For decades, Mexico City's public transport was dominated by some 30,000 privately-owned diesel microbuses (peseros) — small, old, poorly-maintained, and massively polluting. Studies estimated that a single worn pesero emitted as much PM2.5 as 300 modern cars. These were not corner cases; they were the main transit system for millions of low-income commuters.

The Metrobús BRT (Bus Rapid Transit) system, launched in 2005, began replacing pesero routes with modern compressed-natural-gas (CNG) articulated buses on dedicated lanes. Each Metrobús corridor eliminated hundreds of peseros. By 2024, the system has 7 lines and over 150km of dedicated busway. PM2.5 from public transit fell dramatically.

Ultra-low-sulfur diesel (ULSD) was introduced in 2009. Sulfur in diesel is a direct precursor to sulfate PM2.5 and also poisons diesel particulate filters. ULSD cut diesel PM by 80–90% in affected fleets.

The Structural Ceiling

Mexico City's improvement story has a hard ceiling. The Valley of Mexico now has approximately 6.3 million registered vehicles — one of the highest per-capita rates in Latin America, and the fleet is still aging. Despite Metrobús and the Metro system, car ownership grew faster than transit capacity throughout the 2010s.

Ozone remains the intractable problem. The combination of 12 million daily vehicle trips, high-UV-altitude chemistry, and basin topography means that even with dramatically cleaner individual vehicles, the cumulative volume of emissions keeps ozone at unhealthy levels on 80–90 days per year — primarily March through May.

Meanwhile, PM2.5 from construction dust, road dust, and wood-burning in peripheral low- income communities has become a larger share of the remaining pollution problem. These sources are harder to regulate than industrial stacks or vehicle tailpipes.

Living in CDMX: Practical Advice

March–May (Worst Season)
Pre-summer ozone peaks. Check IMECA (Mexico City's AQI index) daily. Sensitive groups should limit outdoor exercise before noon when ozone is building. Phase 1 or Phase 2 Contingencias are possible — watch SEDEMA alerts.
June–October (Rainy Season)
Best air quality of the year. Afternoon thunderstorms wash the basin and break inversions. July and August typically have CDMX's cleanest days. Safe for outdoor exercise in the morning.
November–February (Winter)
Moderate risk. Thermal inversions trap vehicle exhaust overnight. Early mornings can be hazy. PM2.5 elevation is a greater concern than ozone in this period.

What This Story Teaches

Mexico City is a genuine global success story in urban air quality reform — and an honest reminder of what success looks like in a city of 22 million in a geography that fights back. Air quality improved by roughly 50% over 30 years while the metropolitan population doubled. That is real, hard-won progress.

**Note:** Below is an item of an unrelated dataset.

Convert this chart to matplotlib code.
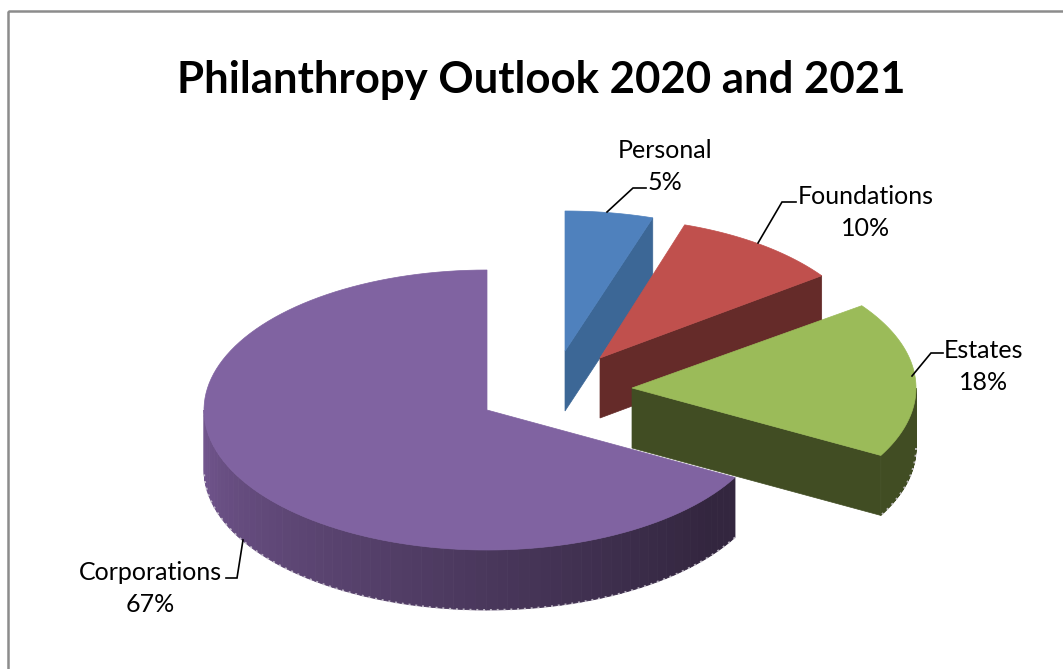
import matplotlib
matplotlib.use('Agg')
import matplotlib.pyplot as plt
from matplotlib.patches import Polygon, Rectangle
import numpy as np

plt.rcParams['font.family'] = ['Lato', 'DejaVu Sans']

labels = ['Personal', 'Foundations', 'Estates', 'Corporations']
values = [5, 10, 18, 67]

top_colors = ['#4f81bd', '#c0504d', '#9bbb59', '#8063a1']
face_colors = ['#3c6796', '#652b29', '#414d23', '#33263f']
rim_left = ['#3c6796', '#652b29', '#414d23', '#72568f']
rim_right = ['#3c6796', '#652b29', '#414d23', '#33263f']

# pixel layout, y grows downwards
apex_x = [565, 600, 632, 487]
apex_y = [351, 358, 388, 410]
radius_x = [284, 274, 284, 283]
radius_y = 140
depth = 60


def rim_xy(i, t):
    return (apex_x[i] + radius_x[i] * np.sin(t),
            apex_y[i] - radius_y * np.cos(t))


def blend(c1, c2, f):
    a = np.array(matplotlib.colors.to_rgb(c1))
    b = np.array(matplotlib.colors.to_rgb(c2))
    return tuple(a + (b - a) * f)


fig = plt.figure(figsize=(10.63, 6.69), dpi=100)
ax = fig.add_axes([0, 0, 1, 1])
ax.set_xlim(0, 1063)
ax.set_ylim(669, 0)
ax.axis('off')

# chart frame, runs off the right and bottom
ax.add_patch(Rectangle((7.5, 10.5), 1200, 800, fill=False, ec='#8c8c8c', lw=1.8))

edges = np.cumsum([0] + values) / sum(values) * 2 * np.pi

for i in range(len(values)):
    t0, t1 = edges[i], edges[i + 1]

    # cut face at the clockwise end of the slice
    if t1 < np.pi:
        ex, ey = rim_xy(i, t1)
        ax.add_patch(Polygon([(apex_x[i], apex_y[i]), (ex, ey), (ex, ey + depth),
                              (apex_x[i], apex_y[i] + depth)],
                             fc=face_colors[i], ec=face_colors[i], lw=0.5))

    # outer wall, only the front half shows
    lo, hi = max(t0, np.pi / 2), min(t1, 3 * np.pi / 2)
    if hi > lo:
        steps = np.linspace(lo, hi, 70)
        for a, b in zip(steps[:-1], steps[1:]):
            xa, ya = rim_xy(i, a)
            xb, yb = rim_xy(i, b)
            f = ((a + b) / 2 - np.pi / 2) / np.pi
            # wall stays dark on the right then lightens towards the left
            c = blend(rim_right[i], rim_left[i], np.clip((f - 0.22) / 0.78, 0, 1))
            ax.add_patch(Polygon([(xa, ya), (xb, yb), (xb, yb + depth), (xa, ya + depth)],
                                 fc=c, ec=c, lw=0.6))
        # ragged pale fringe on the lower edge
        ts = np.linspace(lo, hi, 200)
        fx, fy = rim_xy(i, ts)
        ax.plot(fx, fy + depth, color='#d9d4de', lw=1.4, ls=(0, (1, 2.5)), alpha=0.8)

    # top surface
    ts = np.linspace(t0, t1, 120)
    rx, ry = rim_xy(i, ts)
    pts = [(apex_x[i], apex_y[i])] + list(zip(rx, ry))
    ax.add_patch(Polygon(pts, fc=top_colors[i], ec=top_colors[i], lw=0.5))

# leader lines
leaders = [
    [(607, 212), (633, 188), (646, 188)],
    [(758, 243), (782, 202), (796, 202)],
    [(912, 376), (931, 353), (943, 353)],
    [(243, 540), (237, 578), (226, 578)],
]
for line in leaders:
    xs, ys = zip(*line)
    ax.plot(xs, ys, color='black', lw=1.2, solid_joinstyle='miter')

# category and percentage labels
label_pos = [(665, 151), (866, 197), (984, 350), (150, 573)]
value_pos = [(665, 182), (866, 229), (984, 382), (150, 605)]
for name, v, p, q in zip(labels, values, label_pos, value_pos):
    ax.text(p[0], p[1], name, ha='center', va='center', fontsize=18, color='black')
    ax.text(q[0], q[1], f'{v}%', ha='center', va='center', fontsize=18, color='black')

ax.text(541, 80, 'Philanthropy Outlook 2020 and 2021', ha='center', va='center',
        fontsize=31.5, fontweight='bold', color='black')

fig.savefig('out.png', dpi=100)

The lesson for other rapidly-growing megacities is that technology mandates (catalytic converters, ULSD, CNG buses) have the highest return on investment. Driving restrictions without fleet modernization are easily gamed. And basin topography plus high-UV altitude creates a structural disadvantage that makes "clean" harder to achieve than in a coastal or flat-plain city.

Mexico City's air is still not clean by WHO standards. But 30 years ago it was catastrophic. The difference matters — and the work continues.

Frequently Asked Questions

When was Mexico City the most polluted city in the world?

The United Nations declared Mexico City the world's most polluted city in 1992. That year, ozone exceeded the safety standard on 355 out of 365 days — virtually every day of the year. Lead levels in children's blood in the Valley of Mexico were among the highest ever recorded globally.

What is Hoy No Circula and does it work?

Hoy No Circula ('Today Don't Drive') is a weekday vehicle restriction program that bans cars from driving based on their license plate's last digit. It launched in 1989. Studies show it reduced total vehicle-kilometers only modestly — many families simply bought a second older car to circumvent the ban. It remains in effect but is now supplemented by hologram-based exemptions for low-emission vehicles.

What caused Mexico City's dramatic air quality improvement?

The biggest single gains came from three measures in the early 1990s: mandatory catalytic converters on new vehicles (1991), removal of lead from gasoline (1991), and the replacement of highly polluting buses with less-polluting units. Later improvements came from ultra-low-sulfur diesel (2009), natural gas conversion of power plants, and Metrobús (BRT) expansion replacing thousands of diesel microbuses.

Is Mexico City still polluted in 2024?

Yes. Despite dramatic improvement, Mexico City's annual average AQI remains around 88 (Moderate) and ozone exceeds WHO guidelines on roughly 80–90 days per year. March–May remains genuinely hazardous for sensitive groups. The city faces a structural ceiling: 12 million registered vehicles, high-altitude UV that accelerates ozone chemistry, and basin geography that concentrates pollution.

What is a Contingencia Ambiental and when does it get declared?

A Contingencia Ambiental is an environmental emergency declared by Mexico City's SEDEMA when ozone exceeds 155 ppb (IMECA 200) or PM2.5 exceeds 75 μg/m³. Phase 1 bans pre-2000 vehicles without low-emission hologram. Phase 2 bans more vehicles and restricts industrial activity. In extreme cases, schools close and outdoor exercise is prohibited.